In Grizzly Man, on the other hand, we witness a person who, by the power of his imagination, lives as if in a dream, even if, in the end, he must die in reality. It is a disturbing reminder that imagination can be particularly dangerous precisely because it is so powerful. Treadwell, as the documentary makes clear, knew what he was doing. He knew that bears were risky, but his ideas about them empowered him to push further into their world than most of us would dare to go. There is a tantalizing ambiguity about his death, since we don’t know exactly what happened or what went wrong. Was he a bold optimist who met an unfortunate end, or just a naive fantasist? At one point, Herzog asks a native resident for his opinion of Treadwell. The man explains that people who spend time near bears develop a “desire to get into their world, but the reality is we never can, because we’re very different than they are,” and “the line between bear and human has… always been respected by the native communities of Alaska.” Treadwell, by this traditional standard, transgressed a sacred boundary.

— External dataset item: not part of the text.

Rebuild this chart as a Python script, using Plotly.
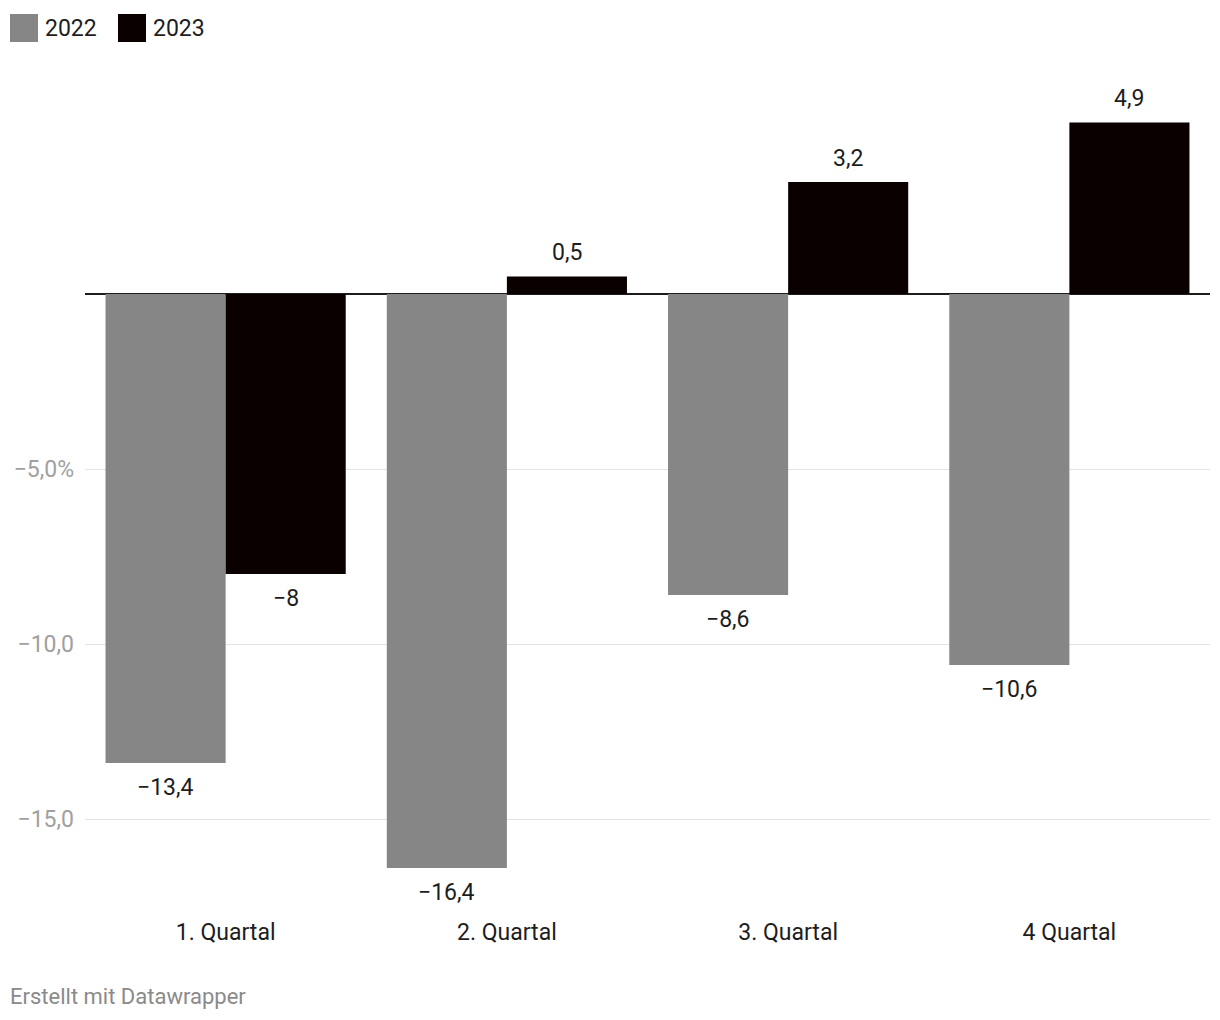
import plotly.graph_objects as go

# ---- data ----
categories = ["1. Quartal", "2. Quartal", "3. Quartal", "4 Quartal"]
series_names = ["2022", "2023"]
values_2022 = [-13.4, -16.4, -8.6, -10.6]
values_2023 = [-8.0, 0.5, 3.2, 4.9]
ytick_vals = [-15, -10, -5]
ytick_text = ["−15,0", "−10,0", "−5,0%"]
footer_text = "Erstellt mit Datawrapper"

# ---- style ----
colors = ["#868686", "#0b0000"]
FONT = "Roboto"
W, H = 1220, 1020
OFF = 8  # page body margin
ML, MR, MT, MB = 85 - OFF, 10 + OFF, 80 - OFF, 104 + OFF
Y_RANGE = [-17.77, 6.114]
BAR_PX = 120


def px_x(p):
    return (p - OFF - ML) / (W - ML - MR)


def px_y(p):
    return (H - MB - (p - OFF)) / (H - MT - MB)


def fmt(v):
    s = ("%g" % abs(v)).replace(".", ",")
    return ("−" + s) if v < 0 else s


series = [values_2022, values_2023]

fig = go.Figure()
for name, vals, col in zip(series_names, series, colors):
    fig.add_trace(go.Bar(x=categories, y=vals, name=name, marker_color=col,
                         marker_line_width=0, showlegend=False, hoverinfo="skip"))

annotations = []
for i, vals in enumerate(series):
    for cat, v in zip(categories, vals):
        annotations.append(dict(
            x=cat, y=v, xref="x", yref="y", text=fmt(v), showarrow=False,
            xshift=(i - 0.5) * BAR_PX, yshift=24 if v > 0 else -24,
            font=dict(family=FONT, size=23, color="#1d1d1d"),
            xanchor="center", yanchor="middle"))

# custom legend
shapes = []
leg_x = [10, 118]
for k, (name, col) in enumerate(zip(series_names, colors)):
    shapes.append(dict(type="rect", xref="paper", yref="paper",
                       x0=px_x(leg_x[k]), x1=px_x(leg_x[k] + 28),
                       y0=px_y(42), y1=px_y(14), fillcolor=col, line_width=0))
    annotations.append(dict(x=px_x(leg_x[k] + 33), y=px_y(28), xref="paper", yref="paper",
                            text=name, showarrow=False, xanchor="left", yanchor="middle",
                            font=dict(family=FONT, size=23, color="#1d1d1d")))

annotations.append(dict(x=px_x(8), y=px_y(996), xref="paper", yref="paper",
                        text=footer_text, showarrow=False, xanchor="left", yanchor="middle",
                        font=dict(family=FONT, size=22, color="#8a8a8a")))

fig.update_layout(
    width=W, height=H,
    margin=dict(l=ML, r=MR, t=MT, b=MB, pad=0, autoexpand=False),
    paper_bgcolor="white", plot_bgcolor="white",
    barmode="group", bargap=0.146, bargroupgap=0,
    font=dict(family=FONT),
    shapes=shapes, annotations=annotations,
    xaxis=dict(showgrid=False, showline=False, ticks="", zeroline=False, automargin=False,
               tickfont=dict(family=FONT, size=23, color="#1d1d1d")),
    yaxis=dict(range=Y_RANGE, tickvals=ytick_vals, ticktext=ytick_text, automargin=False,
               showgrid=True, gridcolor="#e3e3e3", gridwidth=1,
               zeroline=True, zerolinecolor="#1d1d1d", zerolinewidth=2,
               showline=False, ticks="", ticklabelstandoff=10,
               tickfont=dict(family=FONT, size=23, color="#a0a0a0")),
)

fig.write_html("out.html")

He wanted to be included by the bears, but nature placed real limits on that possibility. There was only so much his own imagination could reshape his relationship with nature. Perhaps most disturbingly, his transgression was not revealed gradually. Things were going well until—suddenly—they weren’t. Whereas the end of Ratatouille reminds us how much power we have with our shared imagination, the end of Grizzly Man reminds us that, sometimes, our imagination offers nothing more than delusion. We may yet discover a stronger link between who we are and what we are than we care to admit. Reality, sad to say, sometimes bites.